If you don't already know, the American Library Association's Youth Media Awards were announced this morning at the ALA Midwinter conference in Atlanta.
If you don't already know, the American Library Association's Youth Media Awards were announced this morning at the ALA Midwinter conference in Atlanta. Among the honorees is Javaka Steptoe, who will receive the Caldecott Medal for
Radiant Child: The Story of Young Artist Jean-Michel Basquiat (read
the starred review from the November/December 2016 issue of
The Horn Book Magazine).
Javaka Steptoe is the son of the late author-illustrator John Steptoe, whose picture books helped bring African American children's literature to mainstream (white) attention in the 1970s and 80s. In her article, "
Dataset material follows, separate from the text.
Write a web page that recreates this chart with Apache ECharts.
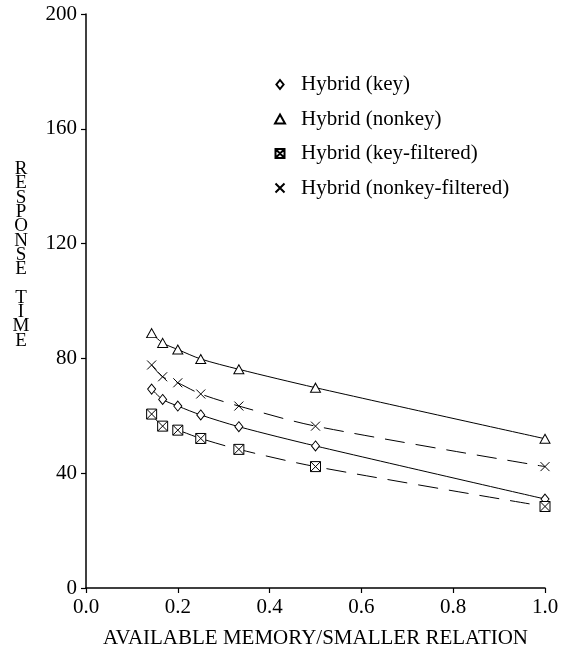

Following in Their Fathers' Paths" from the March/April 1998 issue of the
Magazine, scholar Rudine Sims Bishop talks with Javaka, as well as with Christopher Myers, son of another legendary African American children's book creator, Walter Dean Myers. As Rudine said almost twenty years ago: "This is the first generation of African Americans who have had the opportunity to grow up in households in which children’s literature was the family business, and the possibility that one could grow up to have a career writing or illustrating children’s books was as likely as any other. Their fathers — and mothers — blazed the trail, and I for one am grateful that their offspring have chosen to follow."
Congratulations, Javaka Steptoe! I'll let you have the last word: "I might do the same things that he does, but I can’t do them the way he did them, so I do things the way that I do them. I don’t have a problem being identified with him, but ultimately I will make my own footsteps.”